I am trying to calculate the weighted frequency of unique households within the levels of a categorical variable. I know I need to use SERIAL for distinguishing unique household IDs. I have this code in SAS, but I can’t figure out how to incorporate HHWT.

proc sql;
select race, count(SERIAL) as unique_count
from (select distinct race, SERIAL from dataset)
group by race;
run;

but Does anyone have tips or code for either R or SAS?

It’s not totally clear to me what you’re hoping to accomplish. Do you want the estimated total number of households headed by Black individuals (for example) in the country? If that’s the case, try this modification:

proc sql;
select race, sum(HHWT) as unique_count
from dataset
where pernum=1
group by race;
run;

The PERNUM=1 keeps only one record per household, and it’s the head of household. Once you’ve restricted the dataset in such a way, you don’t need to worry about SERIAL. Finally to get the total estimate, you sum the household weights (HHWT).

Thank you! I should have used my actual variables and explained them rather than using race as a place holder. So, I constructed a variable called “doubled up” that describes an individual living in an extended/overcrowded (complex definition based on relationship to household head and more) household. Rather than only quantifying the number of doubled up individuals, I want to quantify the number of households that contain ANY doubled up individual, hence the use of SERIAL.

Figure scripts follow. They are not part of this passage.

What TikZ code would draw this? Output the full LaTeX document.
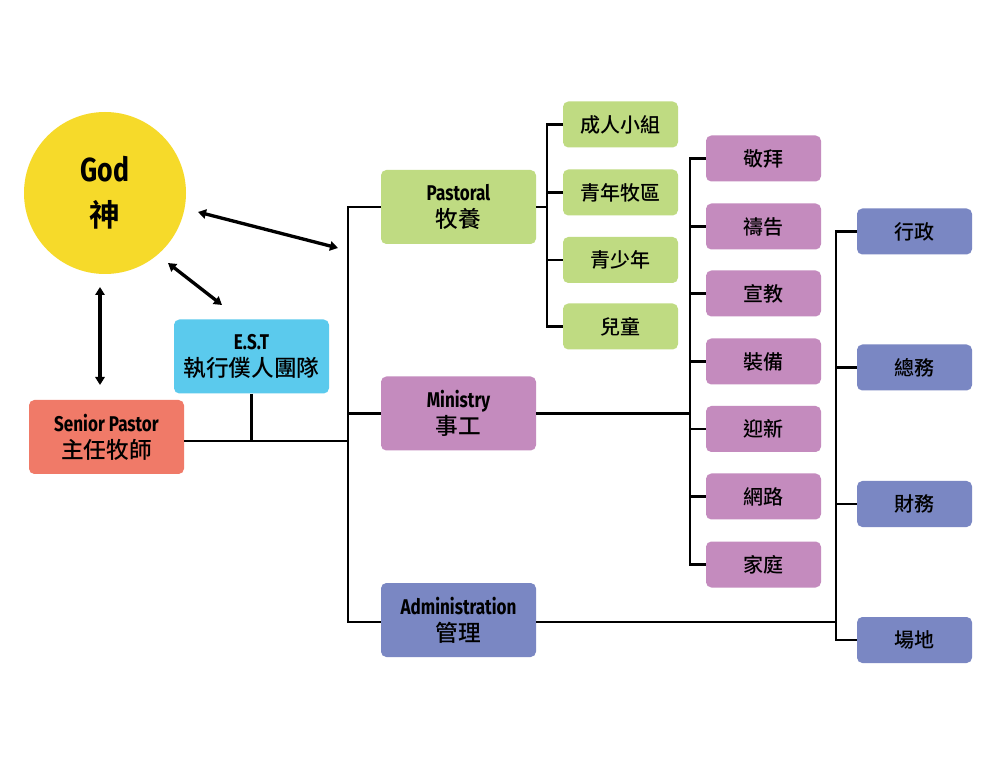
\documentclass[tikz,border=0pt]{standalone}
\usepackage{fontspec}
\usetikzlibrary{arrows.meta,calc}
\newfontfamily\en[FakeStretch=0.8]{Fira Sans}
\newfontfamily\cjk{Noto Sans CJK TC}[UprightFont={* Medium}]
\newfontfamily\cjkb{Noto Sans CJK TC}[UprightFont={* Bold}]
\definecolor{cgod}{HTML}{F6DA2A}
\definecolor{cgreen}{HTML}{BFDB82}
\definecolor{cpurple}{HTML}{C48BBE}
\definecolor{cblue}{HTML}{7A87C3}
\definecolor{cest}{HTML}{5BCAED}
\definecolor{csp}{HTML}{F07A68}
\newcommand\twol[2]{{\en\bfseries\fontsize{16}{16}\selectfont #1}\\{\cjk\fontsize{17}{17}\selectfont #2}}
\begin{document}
\begin{tikzpicture}[x=0.75pt,y=-0.75pt,
  box/.style={rounded corners=4pt,minimum width=116.25pt,minimum height=55.5pt,inner sep=0pt,align=center,text=black,font=\fontsize{16}{20.5pt}\selectfont},
  small/.style={rounded corners=4pt,minimum width=86.25pt,minimum height=34.5pt,inner sep=0pt,align=center,font=\cjk\fontsize{15}{16}\selectfont},
  conn/.style={line width=1.6pt,black},
  dbl/.style={line width=2.5pt,black,{Triangle[length=6pt,width=7pt]}-{Triangle[length=6pt,width=7pt]}}]
\useasboundingbox (0,0) rectangle (1000,773);
\fill[white] (0,0) rectangle (1000,773);
% God
\node[circle,fill=cgod,minimum size=121.5pt,inner sep=0pt,align=center,font=\fontsize{24}{34pt}\selectfont] (god) at (105,193)
  {{\en\bfseries\fontsize{25}{25}\selectfont God}\\{\cjkb\fontsize{23}{23}\selectfont 神}};
% main boxes
\node[box,fill=cest] (est) at (251.5,356.5) {\twol{E.S.T}{執行僕人團隊}};
\node[box,fill=csp] (sp) at (106.5,437) {\twol{Senior Pastor}{主任牧師}};
\node[box,fill=cgreen] (pastoral) at (458.5,207) {\twol{Pastoral}{牧養}};
\node[box,fill=cpurple] (ministry) at (458.5,413.5) {\twol{Ministry}{事工}};
\node[box,fill=cblue] (admin) at (458.5,620) {\twol{Administration}{管理}};
% green
\node[small,fill=cgreen] (g1) at (620.5,124.5) {成人小組};
\node[small,fill=cgreen] (g2) at (620.5,192.5) {青年牧區};
\node[small,fill=cgreen] (g3) at (620.5,260) {青少年};
\node[small,fill=cgreen] (g4) at (620.5,326.5) {兒童};
% purple
\node[small,fill=cpurple] (p1) at (763.5,158.5) {敬拜};
\node[small,fill=cpurple] (p2) at (763.5,226.5) {禱告};
\node[small,fill=cpurple] (p3) at (763.5,293.5) {宣教};
\node[small,fill=cpurple] (p4) at (763.5,361.5) {裝備};
\node[small,fill=cpurple] (p5) at (763.5,429) {迎新};
\node[small,fill=cpurple] (p6) at (763.5,496.5) {網路};
\node[small,fill=cpurple] (p7) at (763.5,564.5) {家庭};
% blue
\node[small,fill=cblue] (b1) at (914.5,231.5) {行政};
\node[small,fill=cblue] (b2) at (914.5,367.5) {總務};
\node[small,fill=cblue] (b3) at (914.5,504) {財務};
\node[small,fill=cblue] (b4) at (914.5,640) {場地};
% junction coordinates
\coordinate (trT) at (348,207);
\coordinate (trB) at (348,622);
\coordinate (spj) at (348,441);
\coordinate (gv) at (547,207);
\coordinate (pv) at (690,413.5);
\coordinate (bv) at (836,622);
% trunk
\draw[conn] (pastoral.west) -- (trT) -- (trB) -- (admin.west |- trB);
\draw[conn] (ministry.west) -- (ministry.west -| trT);
\draw[conn] (sp.east |- spj) -- (spj);
\draw[conn] (est.south) -- (est.south |- spj);
% pastoral branch
\draw[conn] (pastoral.east) -- (gv);
\draw[conn] (g1.west) -- (g1.west -| gv) -- (g4.west -| gv) -- (g4.west);
\draw[conn] (g2.west) -- (g2.west -| gv);
\draw[conn] (g3.west) -- (g3.west -| gv);
% ministry branch
\draw[conn] (ministry.east) -- (pv);
\draw[conn] (p1.west) -- (p1.west -| pv) -- (p7.west -| pv) -- (p7.west);
\foreach \n in {p2,p3,p4,p5,p6} \draw[conn] (\n.west) -- (\n.west -| pv);
% admin branch
\draw[conn] (admin.east |- bv) -- (bv);
\draw[conn] (b1.west) -- (b1.west -| bv) -- (b4.west -| bv) -- (b4.west);
\foreach \n in {b2,b3} \draw[conn] (\n.west) -- (\n.west -| bv);
% arrows
\coordinate (a1s) at (100,287); \coordinate (a1e) at (100,385);
\coordinate (a2s) at (168,263); \coordinate (a2e) at (222,305);
\coordinate (a3s) at (198,212); \coordinate (a3e) at (338,248);
\draw[dbl] (a1s) -- (a1e);
\draw[dbl] (a2s) -- (a2e);
\draw[dbl] (a3s) -- (a3e);
\end{tikzpicture}
\end{document}
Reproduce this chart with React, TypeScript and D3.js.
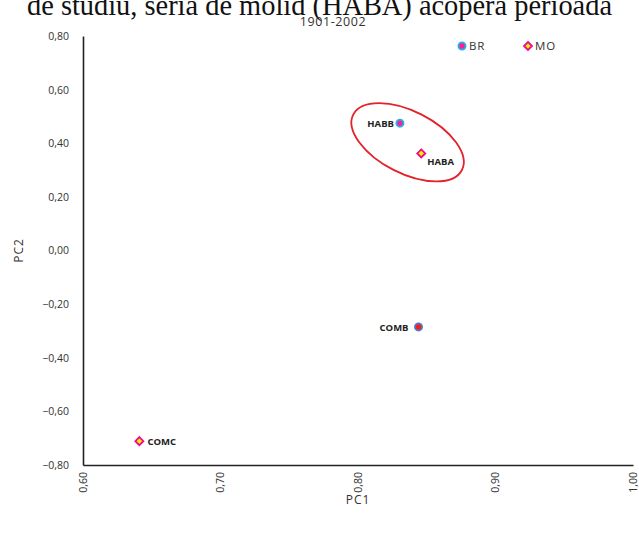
import React, { useEffect, useRef } from 'react';
import * as d3 from 'd3';

// point data
const names = ['HABB', 'HABA', 'COMB', 'COMC'];
const pc1 = [0.8305, 0.846, 0.844, 0.641];
const pc2 = [0.475, 0.362, -0.285, -0.711];
const groups = ['BR', 'MO', 'BR2', 'MO'];
const xTicks = [0.6, 0.7, 0.8, 0.9, 1.0];
const yTicks = [0.8, 0.6, 0.4, 0.2, 0.0, -0.2, -0.4, -0.6, -0.8];
const legendItems = ['BR', 'MO'];

const W = 639;
const H = 534;

function App() {
  const svgRef = useRef<SVGSVGElement>(null);

  useEffect(() => {
    const svg = d3.select(svgRef.current);
    svg.selectAll('*').remove();

    const margin = { top: 36, right: 6, bottom: 69, left: 83 };
    const x = d3.scaleLinear().domain([0.6, 1.0]).range([margin.left, W - margin.right]);
    const y = d3.scaleLinear().domain([-0.8, 0.8]).range([H - margin.bottom, margin.top]);
    const fmt = (v: number) => d3.format('.2f')(v).replace('.', ',');
    const sans = "'Open Sans', 'Noto Sans', sans-serif";

    // cropped paragraph text above the chart
    svg.append('text')
      .attr('x', 27)
      .attr('y', 15)
      .attr('font-family', "'Liberation Serif', 'DejaVu Serif', serif")
      .attr('font-size', 30)
      .attr('fill', '#111')
      .attr('textLength', 585)
      .attr('lengthAdjust', 'spacingAndGlyphs')
      .text('de studiu, seria de molid (HABA) acoperă perioada');

    svg.append('text')
      .attr('x', 333)
      .attr('y', 26)
      .attr('text-anchor', 'middle')
      .attr('font-family', sans)
      .attr('font-size', 12.5)
      .attr('letter-spacing', 0.6)
      .attr('fill', '#333')
      .text('1901-2002');

    // axes
    const xAxis = svg.append('g')
      .attr('transform', `translate(0,${H - margin.bottom})`)
      .call(d3.axisBottom(x).tickValues(xTicks).tickSize(0).tickFormat(d => fmt(+d)));
    xAxis.select('.domain').attr('stroke', '#222').attr('stroke-width', 1.6);
    xAxis.selectAll('text')
      .attr('font-family', sans)
      .attr('font-size', 10.5)
      .attr('fill', '#333')
      .attr('text-anchor', 'end')
      .attr('transform', 'rotate(-90)')
      .attr('x', -7)
      .attr('y', 0)
      .attr('dy', '0.32em');

    const yAxis = svg.append('g')
      .attr('transform', `translate(${margin.left},0)`)
      .call(d3.axisLeft(y).tickValues(yTicks).tickSize(0).tickPadding(14).tickFormat(d => fmt(+d)));
    yAxis.select('.domain').attr('stroke', '#222').attr('stroke-width', 1.6);
    yAxis.selectAll('text')
      .attr('font-family', sans)
      .attr('font-size', 10.5)
      .attr('fill', '#333');

    svg.append('text')
      .attr('x', 358)
      .attr('y', 504)
      .attr('text-anchor', 'middle')
      .attr('font-family', sans)
      .attr('font-size', 12)
      .attr('letter-spacing', 1)
      .attr('fill', '#333')
      .text('PC1');

    svg.append('text')
      .attr('transform', `translate(23,${(margin.top + H - margin.bottom) / 2}) rotate(-90)`)
      .attr('text-anchor', 'middle')
      .attr('font-family', sans)
      .attr('font-size', 12)
      .attr('letter-spacing', 1)
      .attr('fill', '#333')
      .text('PC2');

    // marker drawing by group
    const drawMarker = (g: d3.Selection<SVGGElement, unknown, null, undefined>, grp: string) => {
      if (grp === 'BR') {
        g.append('circle').attr('r', 3.6).attr('fill', '#ff1f8e').attr('stroke', '#1fb4ee').attr('stroke-width', 1.8);
      } else if (grp === 'BR2') {
        g.append('circle').attr('r', 3.6).attr('fill', '#ff1a1a').attr('stroke', '#4a7cc8').attr('stroke-width', 1.8);
      } else {
        g.append('path').attr('d', 'M0,-4 L4,0 L0,4 L-4,0 Z')
          .attr('fill', '#fff200').attr('stroke', '#ee0a8c').attr('stroke-width', 1.8);
      }
    };

    // ellipse annotation around the HA series
    const cx = x((pc1[0] + pc1[1]) / 2) - 3;
    const cy = y((pc2[0] + pc2[1]) / 2) + 4;
    svg.append('ellipse')
      .attr('transform', `translate(${cx},${cy}) rotate(27)`)
      .attr('rx', 61)
      .attr('ry', 31)
      .attr('fill', 'none')
      .attr('stroke', '#e3222b')
      .attr('stroke-width', 1.8);

    // labels offsets relative to point
    const labelPos: Record<string, [number, number, string]> = {
      HABB: [-6, 4, 'end'],
      HABA: [6, 12, 'start'],
      COMB: [-10, 4, 'end'],
      COMC: [8, 4, 'start'],
    };

    names.forEach((n, i) => {
      const px = x(pc1[i]);
      const py = y(pc2[i]);
      const g = svg.append('g').attr('transform', `translate(${px},${py})`);
      drawMarker(g, groups[i]);
      const [dx, dy, anchor] = labelPos[n];
      svg.append('text')
        .attr('x', px + dx)
        .attr('y', py + dy)
        .attr('text-anchor', anchor)
        .attr('font-family', sans)
        .attr('font-size', 9.5)
        .attr('font-weight', 700)
        .attr('fill', '#222')
        .text(n);
    });

    // legend
    const legendX = d3.scalePoint().domain(legendItems).range([462, 528]);
    legendItems.forEach(item => {
      const lx = legendX(item) as number;
      const g = svg.append('g').attr('transform', `translate(${lx},46)`);
      drawMarker(g, item);
      svg.append('text')
        .attr('x', lx + 7)
        .attr('y', 50)
        .attr('font-family', sans)
        .attr('font-size', 11.5)
        .attr('letter-spacing', 0.8)
        .attr('fill', '#333')
        .text(item);
    });
  }, []);

  return (
    <svg
      ref={svgRef}
      width={W}
      height={H}
      style={{ position: 'absolute', left: 0, top: 0, background: '#fff' }}
    />
  );
}

export default App;
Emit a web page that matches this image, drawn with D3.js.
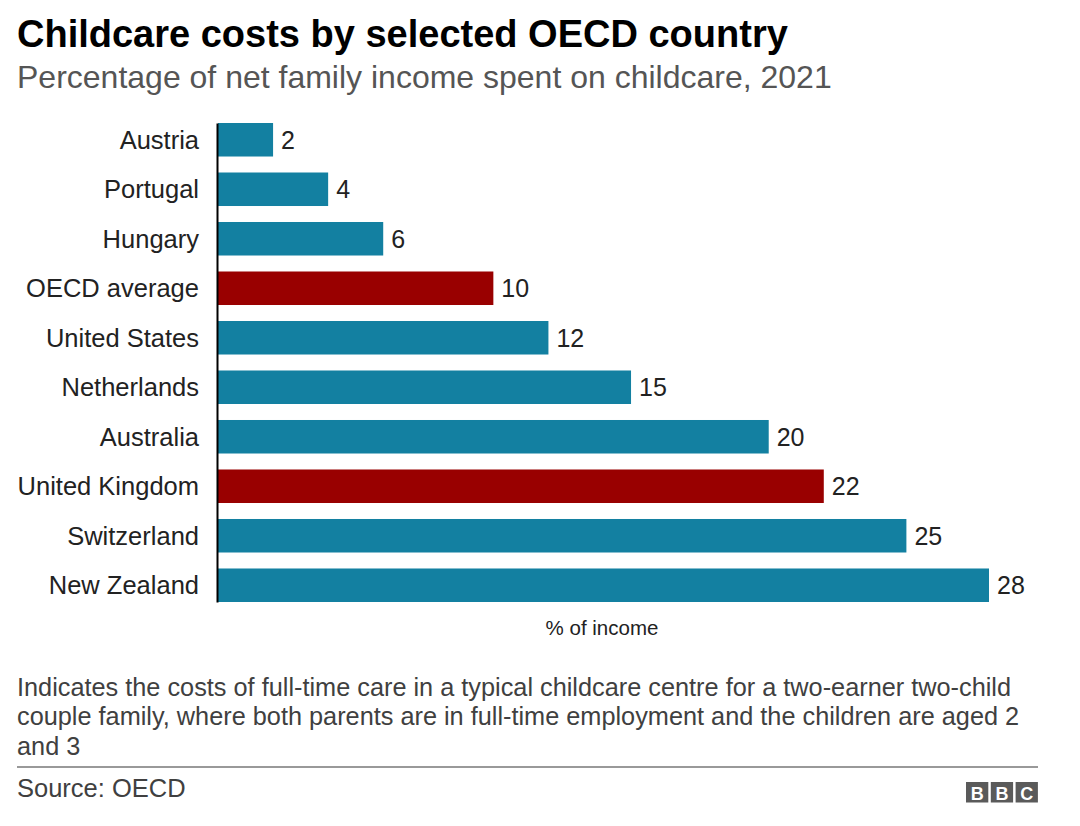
<!DOCTYPE html>
<html><head><meta charset="utf-8">
<script src="https://cdn.jsdelivr.net/npm/d3@7"></script>
<style>body{margin:0;background:#fff;} text{font-family:"Liberation Sans",Arial,Helvetica,sans-serif;}</style>
</head><body>
<svg id="chart" width="1080" height="826"></svg>
<script>
const countries = ["Austria","Portugal","Hungary","OECD average","United States","Netherlands","Australia","United Kingdom","Switzerland","New Zealand"];
const values = [2,4,6,10,12,15,20,22,25,28];
const highlighted = ["OECD average","United Kingdom"];
const footnoteLines = [
  "Indicates the costs of full-time care in a typical childcare centre for a two-earner two-child",
  "couple family, where both parents are in full-time employment and the children are aged 2",
  "and 3"
];

const svg = d3.select("#chart");
const data = countries.map((c,i)=>({c, v: values[i]}));

svg.append("text").attr("x",17).attr("y",47).attr("font-size",38).attr("font-weight","bold").attr("fill","#000")
  .text("Childcare costs by selected OECD country");
svg.append("text").attr("x",17).attr("y",88).attr("font-size",32).attr("fill","#555")
  .text("Percentage of net family income spent on childcare, 2021");

const x = d3.scaleLinear().domain([0,28]).range([218,989]);
const y = d3.scaleBand().domain(countries).range([123,602]).paddingInner(0.323).paddingOuter(0);

svg.append("g").selectAll("rect").data(data).join("rect")
  .attr("x", x(0)).attr("y", d=>y(d.c)).attr("width", d=>x(d.v)-x(0)).attr("height", y.bandwidth())
  .attr("fill", d=>highlighted.includes(d.c) ? "#990000" : "#1380A1");

svg.append("g").selectAll("text").data(data).join("text")
  .attr("x", d=>x(d.v)+8).attr("y", d=>y(d.c)+y.bandwidth()/2).attr("dy","0.36em")
  .attr("font-size",25).attr("fill","#222").text(d=>d.v);

const yAxis = d3.axisLeft(y).tickSize(0).tickPadding(18);
const ga = svg.append("g").attr("transform","translate(217,0)").call(yAxis);
ga.select(".domain").attr("stroke","#000").attr("stroke-width",2);
ga.selectAll("text").attr("font-size",25.5).attr("fill","#222").attr("dy","0.36em").style("font-family","'Liberation Sans',Arial,sans-serif");

svg.append("text").attr("x",602).attr("y",635).attr("text-anchor","middle").attr("font-size",20.5).attr("fill","#222").text("% of income");

svg.append("g").selectAll("text").data(footnoteLines).join("text")
  .attr("x",17).attr("y",(d,i)=>696+i*29.3).attr("font-size",25.3).attr("fill","#404040").text(d=>d);

svg.append("line").attr("x1",17).attr("x2",1038).attr("y1",767).attr("y2",767).attr("stroke","#999").attr("stroke-width",2);
svg.append("text").attr("x",17).attr("y",797).attr("font-size",25.5).attr("fill","#404040").text("Source: OECD");

const logo = svg.append("g").attr("transform","translate(966,782)");
["B","B","C"].forEach((l,i)=>{
  logo.append("rect").attr("x",i*24.8).attr("y",0).attr("width",22.3).attr("height",20.5).attr("fill","#5a5a5a");
  logo.append("text").attr("x",i*24.8+11.15).attr("y",17.5).attr("text-anchor","middle").attr("font-size",18).attr("font-weight","bold").attr("fill","#fff").text(l);
});
</script>
</body></html>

Here’s a way I’m thinking about it, combining what you sent with what I had originally. But, this doesn’t run.

proc sql;
select doubledup, sum(HHWT) as unique_count
from (select distinct doubledup, SERIAL from tmp2.final2019jan10)
group by doubledup;
run;

Any additional advice now that I’ve explained it better? Thank you!

That code looks ok to me. It should give the correct # of households with doubled-up individuals. But the other category will count the number of households with any non-doubled-up individuals, so there may be double-counting of households there, so just be aware of that.

I think the problem is that the table in your FROM statement needs to include HHWT.